Tick season in full swing!
March 19th, 2016
Today, Alan was scratching Little Sadie’s neck, and found a lump. We corralled her, dumped her over, and did an inspection, and it was a slightly engorged tick. Got all of it out rather easily.
But isn’t this a bit early? YES!! Another climate change impact. Turns out the tick season here usually starts in May. Not long ago, it was June 13:
Tick season starts full throttle in Minnesota
All of you with dogs, time to start fighting those ticks, starting with a head to tail inspection, right NOW!
Summer’s Dog Days…
August 28th, 2012
It’s hard to be a dog. Summer’s having a rough time, not emissions compliant, and most days, she can’t walk after sunset, some days, it’s earlier. Yesterday we took her to the chiropractor again, Moe Body Works on Lyndale, Dr. Moses Smith.

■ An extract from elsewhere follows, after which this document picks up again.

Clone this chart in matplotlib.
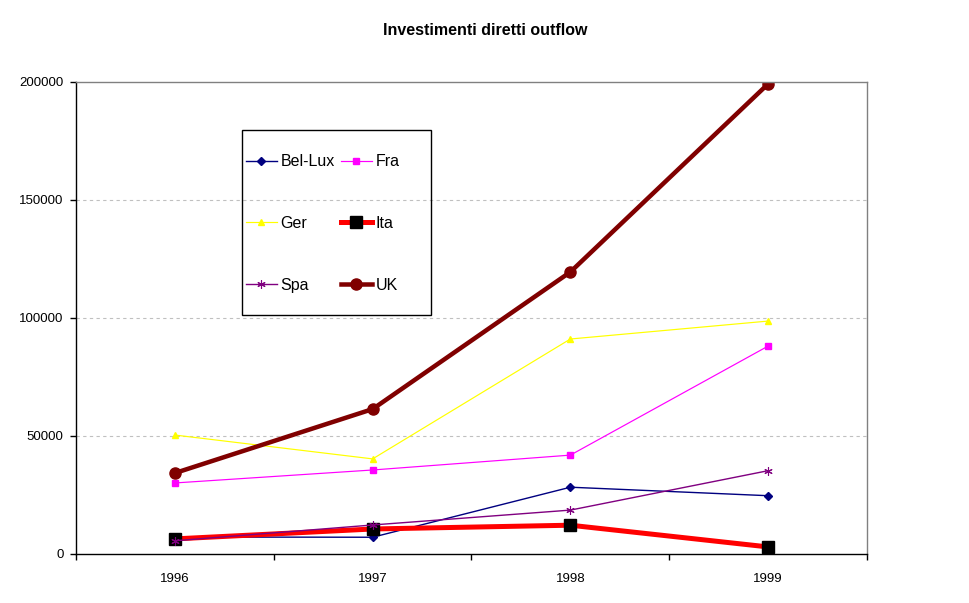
import matplotlib
matplotlib.use('Agg')
import matplotlib.pyplot as plt
from matplotlib.patches import Rectangle

plt.rcParams['font.family'] = ['Liberation Sans', 'DejaVu Sans']

# data
years = ['1996', '1997', '1998', '1999']
bel_lux = [7200, 7100, 28300, 24700]
fra = [30100, 35600, 41900, 88100]
ger = [50400, 40300, 91100, 98700]
ita = [6400, 10600, 12200, 3000]
spa = [5600, 12300, 18600, 35300]
uk = [34300, 61400, 119500, 199200]
y_ticks = [0, 50000, 100000, 150000, 200000]

fig = plt.figure(figsize=(9.69, 6.03), dpi=100)
ax = fig.add_axes([76/969, 1-554/603, 791/969, 472/603])

x = list(range(len(years)))
px = 0.72  # one pixel in points

h_bel, = ax.plot(x, bel_lux, color='#000080', lw=1.4*px, marker='D', ms=4, label='Bel-Lux')
h_fra, = ax.plot(x, fra, color='#FF00FF', lw=1.2*px, marker='s', ms=4.5, label='Fra')
h_ger, = ax.plot(x, ger, color='#FFFF00', lw=1.2*px, marker='^', ms=5, label='Ger')
h_ita, = ax.plot(x, ita, color='#FF0000', lw=5*px, marker='s', ms=8,
                 mfc='black', mec='black', label='Ita')
h_spa, = ax.plot(x, spa, color='#800080', lw=1.4*px, marker=(6, 2, 0), ms=6,
                 mec='#800080', mew=0.8, label='Spa')
h_uk, = ax.plot(x, uk, color='#800000', lw=4.5*px, marker='o', ms=8, label='UK')

ax.set_xlim(-0.5, len(years) - 0.5)
ax.set_ylim(0, 200000)

# category axis: ticks between categories, labels centred
ax.set_xticks([i - 0.5 for i in range(len(years) + 1)])
ax.set_xticklabels([])
ax.set_xticks(x, minor=True)
ax.set_xticklabels(years, minor=True, fontsize=9.5)
ax.tick_params(axis='x', which='major', direction='out', length=4, width=1, color='black')
ax.tick_params(axis='x', which='minor', length=0, pad=14)

ax.set_yticks(y_ticks)
ax.set_yticklabels([str(v) for v in y_ticks], fontsize=9.5)
ax.tick_params(axis='y', direction='out', length=4, width=1, pad=5)

for v in y_ticks[1:-1]:
    ax.axhline(v, color='#C0C0C0', lw=0.8, ls=(0, (3, 3)), zorder=0)

ax.spines['left'].set_color('black')
ax.spines['bottom'].set_color('black')
ax.spines['top'].set_color('#808080')
ax.spines['right'].set_color('#808080')
for s in ax.spines.values():
    s.set_linewidth(1)

fig.suptitle('Investimenti diretti outflow', x=485/969, y=1-23/603,
             fontsize=11.5, fontweight='bold', va='top')

# legend with its own square frame
fig.add_artist(Rectangle((242/969, 1-315/603), 189/969, 185/603,
                         transform=fig.transFigure, fill=False,
                         edgecolor='black', lw=1))
fig.legend([h_bel, h_ger, h_spa, h_fra, h_ita, h_uk],
           ['Bel-Lux', 'Ger', 'Spa', 'Fra', 'Ita', 'UK'],
           ncol=2, loc='center left', bbox_to_anchor=(235/969, 1-223.5/603),
           frameon=False, fontsize=11.5, handlelength=1.9, handletextpad=0.25,
           columnspacing=0.4, labelspacing=2.92, borderpad=0.2)

fig.savefig('out.png', dpi=100)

I HIGHLY recommend her. The problem is that Summer is getting older and losing it, she’s 13.5 and that’s an OLD shep. Hundreds of years old. She was adjusted head to tail, and I heard some loud cracks. She did trot out, which is good, but she’s just not doing well, and her body is not working and there’s just not much to do for her — she’s on pee pills, getting adjusted, her tumor is gone thanks to Summer herself, but her belly is rounded with fluid, her legs are working less and less, she’s pretty much deaf, and her eyes are going. She still gets really worked up about her food and water, and yes, she is smiling almost all the time — that is a major criteria of dog happiness. Lately she’s spending most nights in her jail, which she doesn’t like, but she can’t do stairs late in the day. We’d gotten out the sling and are using that now and then, she needed it yesterday to get out and pee. This morning she was able to get herself up, with some trouble and some help, and she got out the door, but left a trail of poops. Today the baby gate gets installed at the bottom of the stairs so she stays downstairs, which she isn’t going to like because she spends her day at my feet under the desk. And it’s worse for me than it is for her, it’s hard to see her decline.

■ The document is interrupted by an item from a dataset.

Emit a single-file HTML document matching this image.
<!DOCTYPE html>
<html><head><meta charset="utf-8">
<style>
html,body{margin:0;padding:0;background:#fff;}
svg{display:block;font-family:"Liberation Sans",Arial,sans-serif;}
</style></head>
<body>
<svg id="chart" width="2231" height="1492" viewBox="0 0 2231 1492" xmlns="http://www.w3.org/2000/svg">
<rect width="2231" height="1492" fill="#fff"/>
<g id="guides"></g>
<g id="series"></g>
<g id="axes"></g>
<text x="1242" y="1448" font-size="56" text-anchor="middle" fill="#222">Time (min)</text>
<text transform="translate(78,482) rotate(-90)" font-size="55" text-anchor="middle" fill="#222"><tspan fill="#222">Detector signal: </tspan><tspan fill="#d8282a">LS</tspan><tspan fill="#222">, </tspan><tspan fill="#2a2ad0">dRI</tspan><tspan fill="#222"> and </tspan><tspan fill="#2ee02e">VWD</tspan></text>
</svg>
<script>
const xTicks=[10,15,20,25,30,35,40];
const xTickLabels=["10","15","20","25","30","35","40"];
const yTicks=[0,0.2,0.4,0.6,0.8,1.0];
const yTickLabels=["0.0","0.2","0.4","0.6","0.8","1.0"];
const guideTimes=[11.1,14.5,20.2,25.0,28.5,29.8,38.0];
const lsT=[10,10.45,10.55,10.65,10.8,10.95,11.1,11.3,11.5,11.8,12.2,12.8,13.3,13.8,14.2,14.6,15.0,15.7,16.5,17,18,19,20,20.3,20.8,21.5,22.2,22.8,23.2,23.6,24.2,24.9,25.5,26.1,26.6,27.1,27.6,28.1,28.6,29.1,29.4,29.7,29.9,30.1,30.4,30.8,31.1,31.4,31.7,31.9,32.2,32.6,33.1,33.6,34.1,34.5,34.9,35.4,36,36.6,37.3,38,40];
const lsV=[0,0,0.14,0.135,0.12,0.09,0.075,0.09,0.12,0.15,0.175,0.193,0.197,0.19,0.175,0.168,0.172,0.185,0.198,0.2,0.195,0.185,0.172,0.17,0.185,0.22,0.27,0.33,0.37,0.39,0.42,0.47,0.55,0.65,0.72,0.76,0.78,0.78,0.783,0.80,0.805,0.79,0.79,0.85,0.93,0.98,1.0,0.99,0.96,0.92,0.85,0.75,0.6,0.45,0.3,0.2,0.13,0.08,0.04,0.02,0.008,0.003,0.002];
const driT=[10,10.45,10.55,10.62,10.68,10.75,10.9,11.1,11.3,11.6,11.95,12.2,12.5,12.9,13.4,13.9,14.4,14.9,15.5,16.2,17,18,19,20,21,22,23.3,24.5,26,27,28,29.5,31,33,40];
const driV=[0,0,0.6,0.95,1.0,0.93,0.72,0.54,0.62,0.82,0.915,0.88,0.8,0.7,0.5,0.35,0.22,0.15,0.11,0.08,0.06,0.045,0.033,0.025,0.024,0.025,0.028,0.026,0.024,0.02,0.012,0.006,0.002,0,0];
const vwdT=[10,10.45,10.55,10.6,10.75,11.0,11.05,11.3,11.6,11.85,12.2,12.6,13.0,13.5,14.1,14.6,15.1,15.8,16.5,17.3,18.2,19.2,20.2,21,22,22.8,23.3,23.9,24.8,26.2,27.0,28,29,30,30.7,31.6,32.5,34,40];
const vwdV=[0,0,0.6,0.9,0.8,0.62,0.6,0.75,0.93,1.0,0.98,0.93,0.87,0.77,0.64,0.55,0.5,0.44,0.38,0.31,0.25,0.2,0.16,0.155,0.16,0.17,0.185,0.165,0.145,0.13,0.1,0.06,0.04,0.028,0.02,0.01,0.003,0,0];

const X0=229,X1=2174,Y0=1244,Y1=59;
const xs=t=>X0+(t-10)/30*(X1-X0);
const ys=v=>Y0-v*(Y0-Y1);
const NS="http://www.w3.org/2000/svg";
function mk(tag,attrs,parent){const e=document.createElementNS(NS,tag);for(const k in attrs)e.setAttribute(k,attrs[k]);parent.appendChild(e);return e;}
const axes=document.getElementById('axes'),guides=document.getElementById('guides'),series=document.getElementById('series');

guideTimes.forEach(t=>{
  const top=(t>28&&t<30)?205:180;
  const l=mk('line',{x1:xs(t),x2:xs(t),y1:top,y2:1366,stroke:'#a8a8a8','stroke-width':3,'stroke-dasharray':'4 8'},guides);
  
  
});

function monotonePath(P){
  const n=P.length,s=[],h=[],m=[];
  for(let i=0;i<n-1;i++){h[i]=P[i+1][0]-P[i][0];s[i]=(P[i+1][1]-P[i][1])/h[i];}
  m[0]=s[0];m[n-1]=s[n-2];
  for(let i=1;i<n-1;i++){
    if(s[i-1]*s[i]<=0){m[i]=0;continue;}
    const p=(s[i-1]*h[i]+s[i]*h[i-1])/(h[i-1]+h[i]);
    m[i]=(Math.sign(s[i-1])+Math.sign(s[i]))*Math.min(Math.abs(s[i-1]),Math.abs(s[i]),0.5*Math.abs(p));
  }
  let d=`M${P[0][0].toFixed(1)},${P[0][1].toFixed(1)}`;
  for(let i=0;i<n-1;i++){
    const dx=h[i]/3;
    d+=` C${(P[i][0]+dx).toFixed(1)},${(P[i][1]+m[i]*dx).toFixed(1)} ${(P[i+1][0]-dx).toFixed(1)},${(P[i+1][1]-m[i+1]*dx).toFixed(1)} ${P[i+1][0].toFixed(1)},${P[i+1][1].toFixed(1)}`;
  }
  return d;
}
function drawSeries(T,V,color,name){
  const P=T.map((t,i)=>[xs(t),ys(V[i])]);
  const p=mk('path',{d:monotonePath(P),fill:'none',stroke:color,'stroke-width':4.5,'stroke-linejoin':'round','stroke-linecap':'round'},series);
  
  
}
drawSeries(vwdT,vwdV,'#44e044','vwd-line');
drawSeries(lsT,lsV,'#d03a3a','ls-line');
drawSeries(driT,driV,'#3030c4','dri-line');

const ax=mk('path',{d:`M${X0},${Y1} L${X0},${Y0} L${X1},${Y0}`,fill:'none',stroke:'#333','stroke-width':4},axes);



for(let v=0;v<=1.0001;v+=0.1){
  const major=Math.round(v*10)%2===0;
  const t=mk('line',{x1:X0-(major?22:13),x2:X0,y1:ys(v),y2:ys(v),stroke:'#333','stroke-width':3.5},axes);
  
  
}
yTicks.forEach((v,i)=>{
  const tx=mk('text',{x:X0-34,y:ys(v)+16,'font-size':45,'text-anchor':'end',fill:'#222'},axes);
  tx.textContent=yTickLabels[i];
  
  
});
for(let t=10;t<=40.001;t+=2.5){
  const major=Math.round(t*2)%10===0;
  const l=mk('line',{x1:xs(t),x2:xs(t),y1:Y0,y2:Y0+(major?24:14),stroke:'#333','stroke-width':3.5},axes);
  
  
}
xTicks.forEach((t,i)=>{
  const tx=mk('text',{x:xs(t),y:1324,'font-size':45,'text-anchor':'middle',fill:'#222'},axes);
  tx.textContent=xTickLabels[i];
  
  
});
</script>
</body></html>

And then Kady, the cruise control middle dog, had a mishap and yanked her toenail out, most but not all the way, and it hurt like hell, she was hopping around in the grass, anywhere where the toenail would touch (hard floors, cement, that was OK, just limping), and bleeding all over, little toe prints:
So after the chiro in Minneapolis, then we headed down to Kenyon Vet Clinic, where she got the Michael Jackson propofol treatment and got her toenail yanked. She was out for a while, and had that cross-eyed smiley utterly wasted look for a while. Kady Kate’s not moonwalking today, back to normal.
Dogs took all day yesterday!
And our Little Sadie is just fine, whew!
Pack time!
May 11th, 2011
Summer is doing so well, she’s got the “going outside” thing down, has learned “sit” and “wait” and is working on “down” (on command, she spends a lot of time in “down” naturally), and is working things out with Kady. Right now, all three are surrounding my chair, black and tan office rug, even Sadie, who usually spends the day upstairs with Alan.
Three dogs take a lot of time, especially if they’re not on the same schedule. Here they are today, in sync! Summer’s first walk on a Gentle Leader, she’s a lot peppier than we expected, and she’ll be doing some walking in her old age. What a relief!!!